▸ **WHAT IS EXPECTED**
From the first line of the data down to and including the line with "const axisGrey = '#8c8c8c';", copy everything exactly, leaving out pictures.
** start AVAILABLE DATA **
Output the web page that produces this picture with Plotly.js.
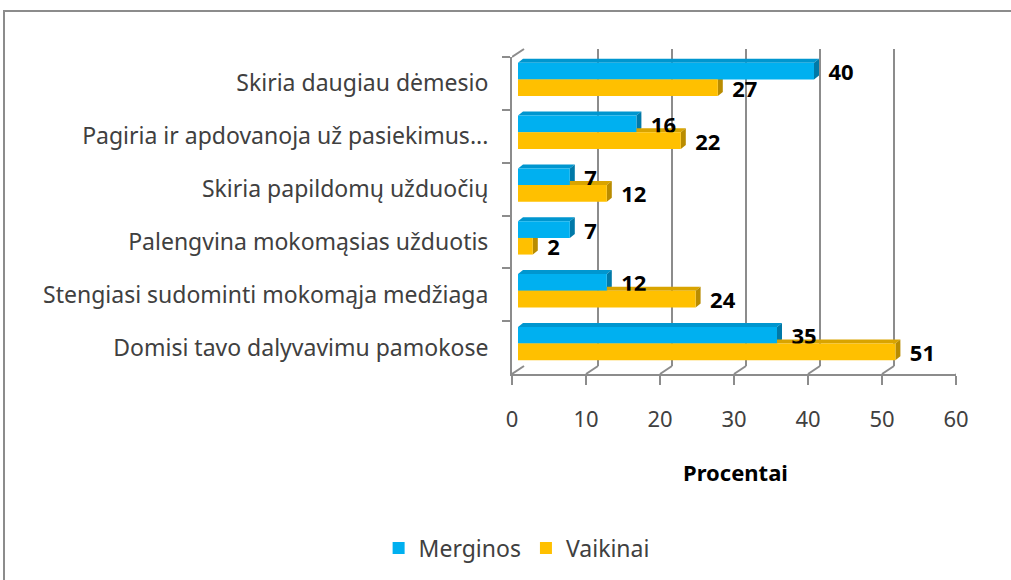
<!DOCTYPE html>
<html>
<head>
<meta charset="utf-8">
<script src="https://cdn.plot.ly/plotly-3.0.1.min.js"></script>
<style>
  html, body { margin: 0; padding: 0; background: #fff; }
  #wrap { position: relative; width: 1011px; height: 580px; overflow: hidden; }
  #chart { position: absolute; left: 0; top: 0; width: 1011px; height: 580px; }
  #frame { position: absolute; left: 3px; top: 10px; width: 1100px; height: 700px;
           border: 2px solid #8c8c8c; box-sizing: border-box; pointer-events: none; }
</style>
</head>
<body>
<div id="wrap">
  <div id="chart"></div>
  <div id="frame"></div>
</div>
<script>
// ---- data ----
const categories = [
  'Skiria daugiau dėmesio',
  'Pagiria ir apdovanoja už pasiekimus...',
  'Skiria papildomų užduočių',
  'Palengvina mokomąsias užduotis',
  'Stengiasi sudominti mokomąja medžiaga',
  'Domisi tavo dalyvavimu pamokose'
];
const merginos = [40, 16, 7, 7, 12, 35];
const vaikinai = [27, 22, 12, 2, 24, 51];
const seriesNames = ['Merginos', 'Vaikinai'];
const xTicks = [0, 10, 20, 30, 40, 50, 60];
const xTitle = 'Procentai';

// ---- styling / geometry ----
const W = 1011, H = 580;
const colors = ['#00B0F0', '#FFC000'];
const topFace = ['#0096CF', '#D9A400'];
const sideFace = ['#0079A8', '#B98C00'];
const font = 'Noto Sans, Open Sans, sans-serif';
const axisGrey = '#8c8c8c';

// front plane (pixels)
const F = {x0: 512, x1: 956, yTop: 57, yBot: 374};
const depth = {dx: 12, dy: 8};
function px2paperX(p) { return p / W; }
function px2paperY(p) { return (H - p) / H; }
function plane(k) { // k = 0 front, 0.5 mid, 1 back
  return {
    x: [px2paperX(F.x0 + depth.dx * k), px2paperX(F.x1 + depth.dx * k)],
    y: [px2paperY(F.yBot - depth.dy * k), px2paperY(F.yTop - depth.dy * k)]
  };
}
const back = plane(1), mid = plane(0.5), front = plane(0);
const xMax = xTicks[xTicks.length - 1];
const pxPerUnit = (F.x1 - F.x0) / xMax;
const catRange = [categories.length - 0.5, -0.5];
const pxPerCat = (F.yBot - F.yTop) / categories.length;

const bargap = 0.37;
const barW = (1 - bargap) / 2;

// ---- traces ----
const traces = [];
// back wall helper (invisible)
traces.push({type: 'scatter', x: [0, xMax], y: [0, 1], xaxis: 'x', yaxis: 'y',
  mode: 'markers', marker: {opacity: 0}, hoverinfo: 'skip', showlegend: false});
// bars (mid depth)
[merginos, vaikinai].forEach((vals, i) => {
  traces.push({
    type: 'bar', orientation: 'h', name: seriesNames[i],
    x: vals, y: categories, xaxis: 'x2', yaxis: 'y2',
    marker: {color: colors[i], line: {width: 0}},
    text: vals.map(String),
    texttemplate: '\u00a0\u00a0%{x}',
    textposition: 'outside', cliponaxis: false, constraintext: 'none',
    textfont: {family: font, size: 22, color: '#000', weight: 'bold'},
    hoverinfo: 'x+name'
  });
});
// front axis helper (invisible) for category labels
traces.push({type: 'scatter', x: merginos, y: categories, xaxis: 'x3', yaxis: 'y3',
  mode: 'markers', marker: {opacity: 0}, hoverinfo: 'skip', showlegend: false});

// ---- shapes: 3D faces of bars ----
const shapes = [];
const dxU = 5 / pxPerUnit, dyU = 4 / pxPerCat;
[merginos, vaikinai].forEach((vals, s) => {
  vals.forEach((v, i) => {
    const yt = i - barW + s * barW, yb = yt + barW;
    // top face
    shapes.push({type: 'path', xref: 'x2', yref: 'y2', layer: 'between',
      path: `M0,${yt} L${v},${yt} L${v + dxU},${yt - dyU} L${dxU},${yt - dyU} Z`,
      fillcolor: topFace[s], line: {width: 0}});
    // side face
    shapes.push({type: 'path', xref: 'x2', yref: 'y2', layer: 'between',
      path: `M${v},${yt} L${v + dxU},${yt - dyU} L${v + dxU},${yb - dyU} L${v},${yb} Z`,
      fillcolor: sideFace[s], line: {width: 0}});
  });
});
// floor depth lines
const dDepthU = depth.dx / pxPerUnit;
xTicks.forEach(t => {
  shapes.push({type: 'line', xref: 'x3', yref: 'paper',
    x0: t, x1: t + dDepthU, y0: front.y[0], y1: back.y[0],
    line: {color: axisGrey, width: 2}});
});
// left wall top edge
shapes.push({type: 'line', xref: 'x3', yref: 'paper',
  x0: 0, x1: dDepthU, y0: front.y[1], y1: back.y[1],
  line: {color: axisGrey, width: 2}});

const layout = {
  width: W, height: H,
  margin: {l: 0, r: 0, t: 0, b: 0},
  paper_bgcolor: '#fff', plot_bgcolor: 'rgba(0,0,0,0)',
  barmode: 'group', bargap: bargap, bargroupgap: 0,
  font: {family: font, color: '#404040'},
  showlegend: true,
  legend: {orientation: 'h', x: 0.511, xanchor: 'center', y: 0.055, yanchor: 'middle',
    font: {family: font, size: 23, color: '#404040'}, traceorder: 'normal'},
  // back wall
  xaxis: {domain: back.x, anchor: 'y', range: [0, xMax], tickvals: xTicks,
    showgrid: true, gridcolor: axisGrey, gridwidth: 2, zeroline: false,
    showline: false, showticklabels: false, ticks: '', fixedrange: true},
  yaxis: {domain: back.y, anchor: 'x', range: [0, 1], showgrid: false, zeroline: false,
    showline: false, showticklabels: false, ticks: '', fixedrange: true},
  // bars
  xaxis2: {domain: mid.x, anchor: 'y2', range: [0, xMax], showgrid: false, zeroline: false,
    showline: false, showticklabels: false, ticks: '', fixedrange: true},
  yaxis2: {domain: mid.y, anchor: 'x2', type: 'category', categoryarray: categories,
    range: catRange, showgrid: false, zeroline: false, showline: false,
    showticklabels: false, ticks: '', fixedrange: true},
  // front axes
  xaxis3: {domain: front.x, anchor: 'y3', range: [0, xMax], tickvals: xTicks,
    showgrid: false, zeroline: false, showline: true, linecolor: axisGrey, linewidth: 2,
    ticks: 'outside', ticklen: 9, tickwidth: 2, tickcolor: axisGrey,
    ticklabelstandoff: 16,
    tickfont: {family: font, size: 22, color: '#404040'}, fixedrange: true},
  yaxis3: {domain: front.y, anchor: 'x3', type: 'category', categoryarray: categories,
    range: catRange, showgrid: false, zeroline: false, showline: true,
    linecolor: axisGrey, linewidth: 2, ticks: 'outside', tickson: 'boundaries',
    ticklen: 8, tickwidth: 2, tickcolor: axisGrey, ticklabelstandoff: 17,
    tickfont: {family: font, size: 23, color: '#404040'}, fixedrange: true},
  shapes: shapes,
  annotations: [{text: xTitle, xref: 'paper', yref: 'paper',
    x: px2paperX(735), y: px2paperY(472), xanchor: 'center', yanchor: 'middle',
    showarrow: false, font: {family: font, size: 22, color: '#000', weight: 'bold'}}]
};

Plotly.newPlot('chart', traces, layout, {displayModeBar: false, staticPlot: true});
</script>
</body>
</html>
** end AVAILABLE DATA **
▸ **EXERCISE RESPONSE**
Output the web page that produces this picture with Plotly.js.
<!DOCTYPE html>
<html>
<head>
<meta charset="utf-8">
<script src="https://cdn.plot.ly/plotly-3.0.1.min.js"></script>
<style>
  html, body { margin: 0; padding: 0; background: #fff; }
  #wrap { position: relative; width: 1011px; height: 580px; overflow: hidden; }
  #chart { position: absolute; left: 0; top: 0; width: 1011px; height: 580px; }
  #frame { position: absolute; left: 3px; top: 10px; width: 1100px; height: 700px;
           border: 2px solid #8c8c8c; box-sizing: border-box; pointer-events: none; }
</style>
</head>
<body>
<div id="wrap">
  <div id="chart"></div>
  <div id="frame"></div>
</div>
<script>
// ---- data ----
const categories = [
  'Skiria daugiau dėmesio',
  'Pagiria ir apdovanoja už pasiekimus...',
  'Skiria papildomų užduočių',
  'Palengvina mokomąsias užduotis',
  'Stengiasi sudominti mokomąja medžiaga',
  'Domisi tavo dalyvavimu pamokose'
];
const merginos = [40, 16, 7, 7, 12, 35];
const vaikinai = [27, 22, 12, 2, 24, 51];
const seriesNames = ['Merginos', 'Vaikinai'];
const xTicks = [0, 10, 20, 30, 40, 50, 60];
const xTitle = 'Procentai';

// ---- styling / geometry ----
const W = 1011, H = 580;
const colors = ['#00B0F0', '#FFC000'];
const topFace = ['#0096CF', '#D9A400'];
const sideFace = ['#0079A8', '#B98C00'];
const font = 'Noto Sans, Open Sans, sans-serif';
const axisGrey = '#8c8c8c';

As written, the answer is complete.